Engineers at the Massachusetts Institute of Technology have devised a way of converting old car batteries into long-lasting, low-cost solar panels.
The materials recycled from one car battery, which include a compound called perovskite, could potentially produce enough solar panels to power 30 homes.
"Perovskite solar cells (PSCs) show great promise as a new large-scale and cost-competitive photovoltaic technology," researchers wrote in a paper describing the technique.
"The power conversion efficiencies have achieved over 15% within 18 months of development, and thus perovskite materials have attracted great attention in photovoltaic research."

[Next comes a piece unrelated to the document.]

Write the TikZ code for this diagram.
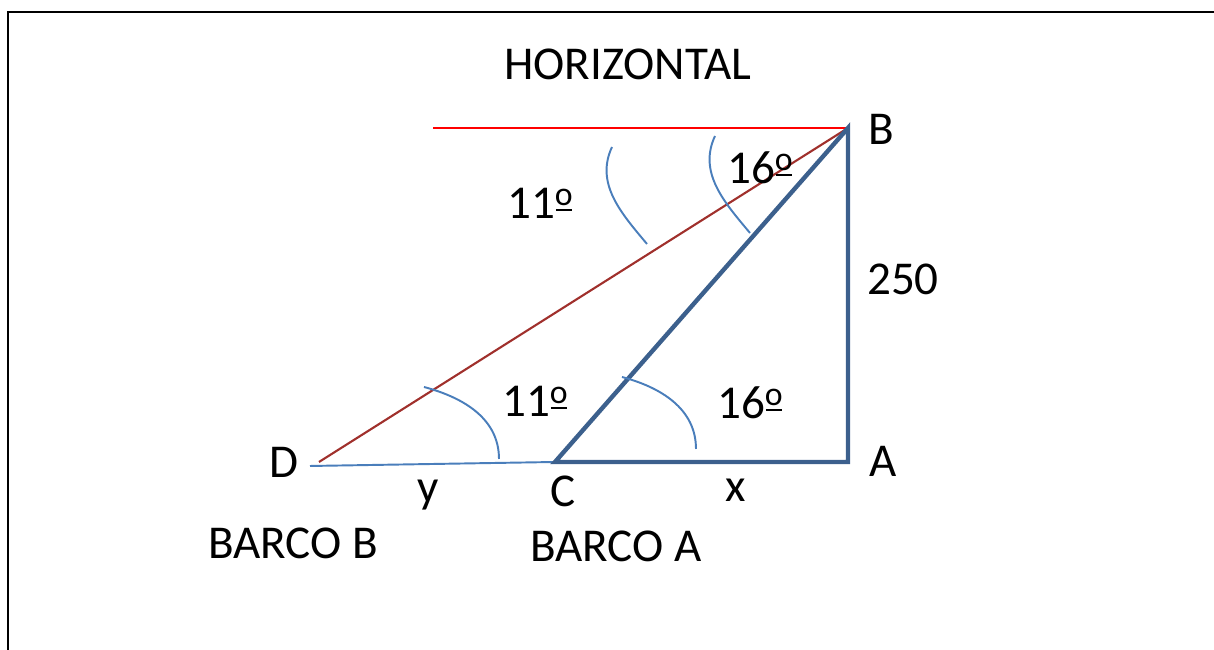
\documentclass[tikz,border=0pt]{standalone}
\usepackage{fontspec}
\setmainfont{Carlito}
\usepackage{tikz}
\definecolor{triblue}{RGB}{60,96,141}
\definecolor{arcblue}{RGB}{74,126,187}
\definecolor{linered}{RGB}{160,48,44}
\newcommand{\ordm}{\ooalign{\raisebox{0.29em}{\fontsize{9.6}{10}\selectfont o}\cr\hidewidth\rule[0.16em]{0.34em}{0.045em}\hidewidth\cr}}

\begin{document}
\begin{tikzpicture}[
    lbl/.style={anchor=base, inner sep=0pt, font=\fontsize{13.4}{16}\selectfont},
    arcline/.style={arcblue, line width=0.55pt},
    triline/.style={triblue, line width=1.25pt, line join=miter}
]
    % Frame
    \useasboundingbox (0,0) rectangle (12.14,6.50);
    \draw[line width=0.7pt] (0.08,0) -- (0.08,6.38) -- (12.14,6.38);

    % Points
    \coordinate (A) at (8.48,1.88);
    \coordinate (B) at (8.48,5.22);
    \coordinate (C) at (5.55,1.88);
    \coordinate (D) at (3.10,1.84);
    \coordinate (Dr) at (3.19,1.88);
    \coordinate (H) at (4.33,5.22);

    % Lines
    \draw[red, line width=0.6pt] (H) -- (B);
    \draw[linered, line width=0.6pt] (Dr) -- (B);
    \draw[arcline] (D) -- (C);
    \draw[triline] (C) -- (A) -- (B) -- cycle;

    % Angle arcs
    \draw[arcline] (6.22,2.73) to[out=-15, in=90] (6.96,2.01);
    \draw[arcline] (4.24,2.63) to[out=-15, in=90] (4.99,1.91);
    \draw[arcline] (7.15,5.14) to[out=-115, in=130] (7.50,4.17);
    \draw[arcline] (6.12,5.03) to[out=-115, in=130] (6.47,4.06);

    % Labels
    \node[lbl] (horiz) at (6.28,5.70) {HORIZONTAL};
    \node[lbl] (labB) at (8.81,5.05) {B};
    \node[lbl] (angB1) at (7.60,4.66) {16\ordm};
    \node[lbl] (angB2) at (5.40,4.31) {11\ordm};
    \node[lbl] (side) at (9.03,3.55) {250};
    \node[lbl] (angD) at (5.35,2.33) {11\ordm};
    \node[lbl] (angC) at (7.50,2.31) {16\ordm};
    \node[lbl] (labD) at (2.84,1.72) {D};
    \node[lbl] (labA) at (8.83,1.73) {A};
    \node[lbl] (laby) at (4.28,1.47) {y};
    \node[lbl] (labC) at (5.63,1.43) {C};
    \node[lbl] (labx) at (7.36,1.48) {x};
    \node[lbl] (barcoB) at (2.93,0.91) {BARCO B};
    \node[lbl] (barcoA) at (6.16,0.88) {BARCO A};
\end{tikzpicture}
\end{document}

Currently, the manufacture of PSCs relies on the production of raw lead ore, which raises environmental concerns due to the harmful ecological effects brought about by the methods of production.
The use of recycled car batteries also addresses the problem of disposing of lead-acid batteries. As such batteries are retired in favour of more efficient lithium-ion batteries, lead batteries pose a pollutant risk to the environment.
"Once the battery technology evolves, over 200 million lead-acid batteries will potentially be retired in the United States, and that could cause a lot of environmental issues," said Angela Belcher, W.M. Keck Professor of Energy at MIT and co-author of the study.
Solar panels produced using this new method encapsulate the lead-containing layer, further reducing the risk of lead contamination of the environment.
Yang Yang, a professor at the University of California not involved in the study, said: "Wow, what an interesting paper, that turns the waste of one system into a valuable resource for another.
"I think the work demonstrated here can resolve a major issue of industrial waste and provide a solution for future renewable energy."